緩やかな連携、様々な地域資源活用で町内会危機を乗り切ろう!

栄東
2025.12.13


書評:水津陽子「「若い世代や女性が活躍する 自治会・町内会の極意」(2025年実業之日本社)

 自治会・町内会の解散が増加、高齢者の就業が担い手不足を加速しています。今や自治会・町内会の崩壊が懸念される崖っぷちです。

 横浜市都筑区の調査では、50代以下が大半の調査で「困ったときに助け合える地域の絆、人とのつながりは必要」とする方が約7割と地域コミュニティに対する潜在ニーズが確実に存在します。その一方で、自治会・町内会がその受け皿になり得ていない現実があります。

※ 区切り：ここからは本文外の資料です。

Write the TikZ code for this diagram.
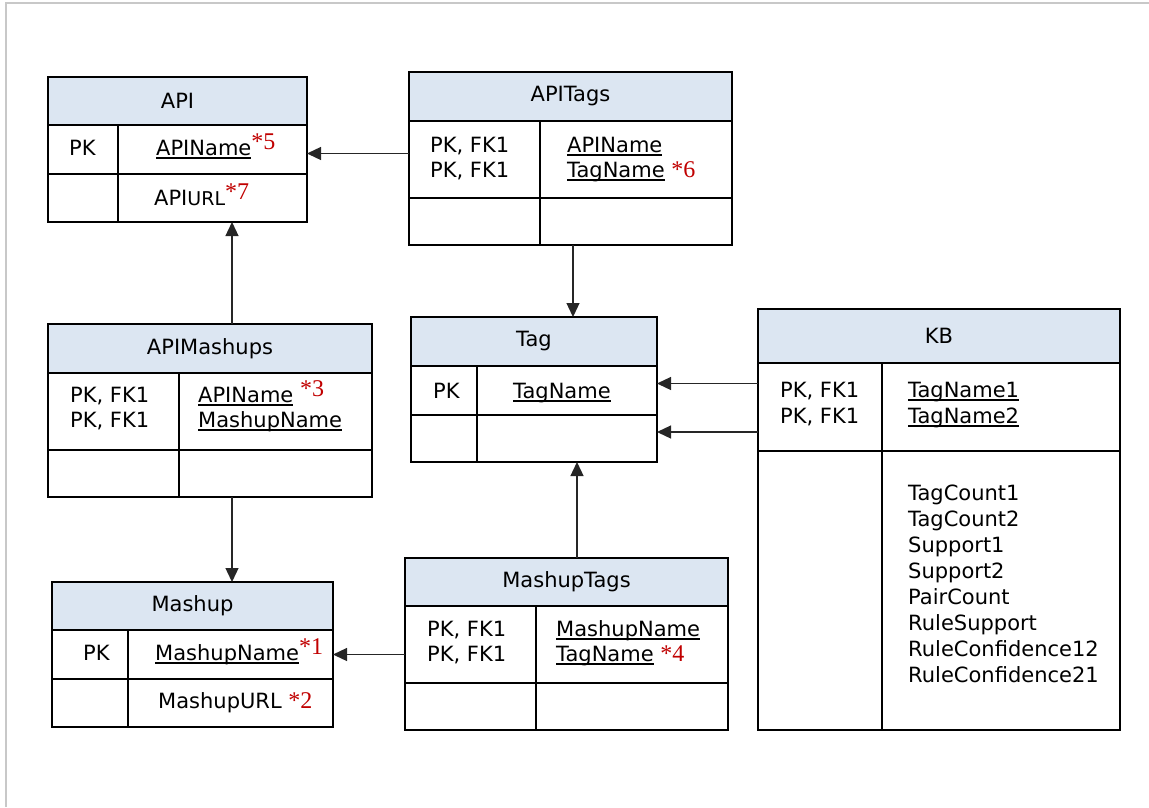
\documentclass[tikz,border=0pt]{standalone}
\usepackage{fontspec}
\setmainfont{DejaVu Sans}
\newfontfamily\notefont{Liberation Serif}
\usetikzlibrary{arrows.meta}
\definecolor{hdrblue}{RGB}{220,230,242}
\definecolor{notered}{RGB}{192,0,0}
\definecolor{framegray}{RGB}{200,200,200}
% underlined key attribute
\newcommand\keyname[1]{\begingroup\setbox0\hbox{#1}\rlap{\rule[-3.5pt]{\wd0}{1.7pt}}\box0\endgroup}
% red footnote marks
\newcommand\noteup[1]{\raisebox{6pt}{\notefont\fontsize{24}{26}\selectfont\textcolor{notered}{*#1}}}
\newcommand\noteon[1]{{\notefont\fontsize{24}{26}\selectfont\textcolor{notered}{*#1}}}
% table: name, left, top, width, divider, header h, row1 h, row2 h, title
\newcommand\erbox[9]{%
  \node[hdr, minimum width=#4pt, minimum height=#6pt, anchor=north west] (#1-h) at (#2,#3) {#9};
  \node[cell, minimum width=#4pt, minimum height=#7pt, anchor=north west] (#1-k) at (#1-h.south west) {};
  \node[cell, minimum width=#4pt, minimum height=#8pt, anchor=north west] (#1-v) at (#1-k.south west) {};
  \draw[line width=2.4pt] ([xshift=#5pt]#1-k.north west) -- ([xshift=#5pt]#1-v.south west);
}
\tikzset{
  tbl/.style={draw=black, line width=2.4pt, outer sep=0pt, inner sep=0pt},
  hdr/.style={tbl, fill=hdrblue, font=\fontsize{21}{26}\selectfont},
  cell/.style={tbl},
  txt/.style={anchor=base west, inner sep=0pt, font=\fontsize{21}{26}\selectfont},
  arr/.style={draw=black!85, line width=1.3pt, -{Triangle[length=14pt,width=13pt]}},
}
\begin{document}
\begin{tikzpicture}[x=1pt,y=-1pt]
\useasboundingbox (0,0) rectangle (1149,807);
\draw[framegray, line width=2pt] (6,807) -- (6,3) -- (1149,3);

\erbox{API}{48}{77}{259}{70}{48}{49}{48}{API}
\erbox{APITags}{409}{72}{323}{131}{49}{77}{47}{APITags}
\erbox{APIMashups}{48}{324}{324}{131}{49}{77}{47}{APIMashups}
\erbox{Tag}{411}{317}{246}{66}{49}{49}{47}{Tag}
\erbox{KB}{758}{309}{362}{124}{54}{88}{279}{KB}
\erbox{Mashup}{52}{582}{281}{76}{48}{49}{48}{Mashup}
\erbox{MashupTags}{405}{558}{323}{131}{48}{77}{47}{MashupTags}

% API
\node[txt] (api-pk) at (69,155) {PK};
\node[txt] (api-name) at (156,155) {\keyname{APIName}\noteup{5}};
\node[txt] (api-url) at (154,205) {API{\fontsize{19}{24}\selectfont URL}\noteup{7}};
% APITags
\node[txt] (at-k1) at (430,152) {PK, FK1};
\node[txt] (at-k2) at (430,177) {PK, FK1};
\node[txt] (at-a1) at (567,152) {\keyname{APIName}};
\node[txt] (at-a2) at (567,177) {\keyname{TagName} \noteon{6}};
% APIMashups
\node[txt] (am-k1) at (70,402) {PK, FK1};
\node[txt] (am-k2) at (70,427) {PK, FK1};
\node[txt] (am-a1) at (198,402) {\keyname{APIName} \noteup{3}};
\node[txt] (am-a2) at (198,427) {\keyname{MashupName}};
% Tag
\node[txt] (tag-pk) at (433,398) {PK};
\node[txt] (tag-name) at (513,398) {\keyname{TagName}};
% KB
\node[txt] (kb-k1) at (780,397) {PK, FK1};
\node[txt] (kb-k2) at (780,423) {PK, FK1};
\node[txt] (kb-a1) at (908,397) {\keyname{TagName1}};
\node[txt] (kb-a2) at (908,423) {\keyname{TagName2}};
\foreach \t [count=\i from 0] in {TagCount1,TagCount2,Support1,Support2,PairCount,RuleSupport,RuleConfidence12,RuleConfidence21}
  \node[txt] (kb-\i) at (908,{500+26*\i}) {\t};
% Mashup
\node[txt] (m-pk) at (83,660) {PK};
\node[txt] (m-name) at (155,660) {\keyname{MashupName}\noteup{1}};
\node[txt] (m-url) at (158,708) {MashupURL \noteon{2}};
% MashupTags
\node[txt] (mt-k1) at (427,636) {PK, FK1};
\node[txt] (mt-k2) at (427,661) {PK, FK1};
\node[txt] (mt-a1) at (556,636) {\keyname{MashupName}};
\node[txt] (mt-a2) at (556,661) {\keyname{TagName} \noteon{4}};

% relations
\draw[arr] ([yshift=-4pt]API-k.east -| APITags-k.west) -- ([yshift=-4pt]API-k.east);
\draw[arr] ([xshift=2.5pt]APITags-v.south) -- ([xshift=2.5pt]APITags-v.south |- Tag-h.north);
\draw[arr] ([xshift=22pt]APIMashups-h.north) -- ([xshift=22pt]APIMashups-h.north |- API-v.south);
\draw[arr] ([xshift=22pt]APIMashups-v.south) -- ([xshift=22pt]APIMashups-v.south |- Mashup-h.north);
\draw[arr] (Mashup-k.east -| MashupTags-k.west) -- (Mashup-k.east);
\draw[arr] ([xshift=10.5pt]MashupTags-h.north) -- ([xshift=10.5pt]MashupTags-h.north |- Tag-v.south);
\draw[arr] ([yshift=7pt]Tag-k.east -| KB-k.west) -- ([yshift=7pt]Tag-k.east);
\draw[arr] ([yshift=6.5pt]Tag-v.east -| KB-k.west) -- ([yshift=6.5pt]Tag-v.east);
\end{tikzpicture}
\end{document}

 そんな中、「どのような運営等であれば加入や参加するか」では、「役が強制されない」69%、「希望や都合で参加できる」65%のほか、「加入を前提にせず、ボランティアで参加」21%という結果。この中に打開策のキーがあるのかもしれません。

 この本は、自治会・町内会の危機やアンケート結果などを前提に、全国各地の事例をもとに、「自治会レボリューション」「若手リーダーの発掘と育成」「子育て世代を呼び込む」「女性を呼び込む」「多様な連携を呼び込む」という5つの極意で打開策を提示しています。

 例えば、「自治会レボリューション」では、楽しい「お祭りボランティア制度」の導入に端を発しての中高生や親子での自治会役員の誕生、親子で参加できる楽しいイベントへ変化した総会のほか、学生役員の生の声をのせ、若い世代を呼び込むヒントを示しています。

 「子育て世代を呼び込む」では、IT活用の積極的な推進と紆余曲折を経て、若い世代参加するユニークな企画を多数、機動的に展開し、参加へのハードルを下げる「ゆるサポ」という“ゆるい参加形態”で、例えば、「企画は得意」「当日の仕事は任せて」「半日なら手伝える」「こどもと一緒に参加したい」など多様な参加形態を実現しています。

 「多様な連携を呼び込む」では、様々なNPO、企業、多彩なパートナーの連携を実現した自治会の変遷を紹介しています。この指とまれ方式や地域内の施設、企業の連携、デジタル活用などの事例が盛り込まれています。

 遅ればせながら、栄東地区でもコミュニティスクールの活動が本格的に始まろうとしていますが、若い世代の接点としては、絶好の機会であり、迷惑施設と捉えがちな障がい施設との連携など、地域資源の可能性を気づかされた本でもありました。